Só Meryl Streep poderia fazer algo de um filme que, apesar de poder ser considerado inspirador, não é muito forte. É simplesmente a história de uma mulher que canta mal, muito mal, mas que vive na profunda ilusão de que canta bem e que todos adoram a sua voz, ilusão alimentada pelo marido que vai segurando as pontas de toda a loucura que gira em torno de Florence. Ainda pensei que no final surgisse algum rasgo de lucidez autónomo e não responsável por outros, mas não.
Pontuação: 6/10
Toni Erdmann é um filme fantástico sobre a conexão perdida entre pai e filha e o que implica voltar a reavivá-la.
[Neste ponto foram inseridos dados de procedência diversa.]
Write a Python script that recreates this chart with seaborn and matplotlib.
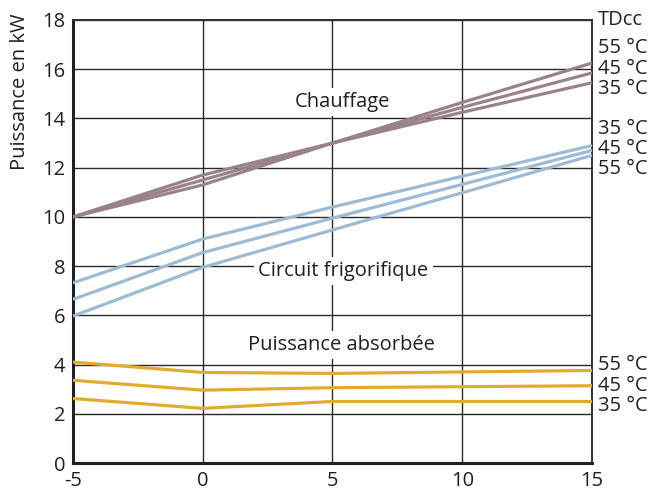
import matplotlib
matplotlib.use("Agg")
import matplotlib.pyplot as plt
import matplotlib.transforms as mtransforms
import numpy as np
import pandas as pd
import seaborn as sns

# Outdoor temperature (°C) along the x axis
temps = [-5, 0, 5, 10, 15]
tdcc = ["35 °C", "45 °C", "55 °C"]

# Heating output (kW) per flow temperature
chauffage = {
    "35 °C": [10.0, 11.3, 13.0, 14.25, 15.45],
    "45 °C": [10.0, 11.5, 13.0, 14.45, 15.85],
    "55 °C": [10.0, 11.7, 13.0, 14.65, 16.25],
}
# Refrigerant circuit output (kW)
frigo = {
    "35 °C": [7.32, 9.1, 10.4, 11.65, 12.9],
    "45 °C": [6.65, 8.55, 9.95, 11.32, 12.7],
    "55 °C": [5.97, 7.95, 9.47, 10.98, 12.5],
}
# Absorbed power (kW)
absorbee = {
    "35 °C": [2.62, 2.22, 2.5, 2.5, 2.5],
    "45 °C": [3.36, 2.96, 3.06, 3.1, 3.14],
    "55 °C": [4.1, 3.68, 3.64, 3.7, 3.76],
}

groups = ["Chauffage", "Circuit frigorifique", "Puissance absorbée"]
group_data = [chauffage, frigo, absorbee]
group_colors = ["#9a8289", "#9dbbd4", "#e1ab2d"]
# Order of the TDcc labels down the right margin for each group
right_orders = [["55 °C", "45 °C", "35 °C"],
                ["35 °C", "45 °C", "55 °C"],
                ["55 °C", "45 °C", "35 °C"]]

rows = []
for g, data in zip(groups, group_data):
    for t in tdcc:
        for x, v in zip(temps, data[t]):
            rows.append({"groupe": g, "TDcc": t, "T": x, "P": v})
df = pd.DataFrame(rows)

sns.set_style("white")
plt.rcParams["font.family"] = ["Open Sans", "DejaVu Sans"]
ink = "#231f20"
fs = 14.5

fig = plt.figure(figsize=(6.54, 4.90), dpi=100)
ax = fig.add_axes([0.1116, 0.0551, 0.7936, 0.9041])

for g, col in zip(groups, group_colors):
    sub = df[df["groupe"] == g]
    sns.lineplot(data=sub, x="T", y="P", units="TDcc", estimator=None,
                 color=col, linewidth=2.3, ax=ax, zorder=3,
                 solid_capstyle="butt")

ax.set_xlim(-5, 15)
ax.set_ylim(0, 18)
ax.set_xticks(temps)
ax.set_yticks(np.arange(0, 19, 2))
ax.set_xticklabels(["-5", "0", "5", "10", "15"])
ax.set_xlabel("")
ax.set_ylabel("")
ax.tick_params(axis="both", length=0, labelsize=fs, colors=ink, pad=5.5)

ax.grid(True, color="#2a2a2a", linewidth=1.0, zorder=1)
ax.set_axisbelow(True)
for side in ["left", "bottom"]:
    ax.spines[side].set_linewidth(2.2)
    ax.spines[side].set_color(ink)
for side in ["top", "right"]:
    ax.spines[side].set_linewidth(1.4)
    ax.spines[side].set_color("#333333")

# Group names with white boxes that interrupt the grid
label_pos = {"Chauffage": (5.38, 14.67),
             "Circuit frigorifique": (5.42, 7.8),
             "Puissance absorbée": (5.35, 4.8)}
for g in groups:
    x, y = label_pos[g]
    ax.text(x, y, g, ha="center", va="center", fontsize=fs, color=ink,
            zorder=2, bbox=dict(facecolor="white", edgecolor="none", pad=3))

# Flow temperature labels in the right margin
trans = mtransforms.blended_transform_factory(ax.transAxes, ax.transData)
ax.text(1.012, 18.0, "TDcc", transform=trans, ha="left", va="center",
        fontsize=fs, color=ink, clip_on=False)
label_rows = [[16.87, 16.02, 15.2], [13.58, 12.76, 11.93], [3.98, 3.13, 2.32]]
for order, ys in zip(right_orders, label_rows):
    for t, y in zip(order, ys):
        ax.text(1.012, y, t, transform=trans, ha="left", va="center",
                fontsize=fs, color=ink, clip_on=False)

ax.text(-0.102, 1.015, "Puissance en kW", transform=ax.transAxes,
        rotation=90, ha="center", va="top", fontsize=fs, color=ink)

fig.savefig("out.png", dpi=100, facecolor="white")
Este pai vai seguir um caminho completamente cómico e surreal, que à primeira vista pode parecer pouco credível, mas que qualquer um de nós ficaria desejoso que pudesse acontecer connosco se estivessemos na mesma situação.
Primeiro, tomando o lugar da filha, deixa-nos perplexos e desconfiados com o ridículo da situação e com os impactos que as acções deste pai têm na carreira da filha, mas depois faz-nos rir ao mesmo tempo que nos emociona quando percebemos que as barreiras se estão a quebrar e que tudo volta a equilibrar-se e que este é um caminho tão ou mais válido que qualquer outro. Faz-nos desejar que alguém se sujeitasse a tudo isto para reatar uma relação connosco.
Este é um daqueles filmes que mais vale não saber grande coisa sobre ele e deixarmo-nos guiar por aquilo que ele nos dá. Vejam-no.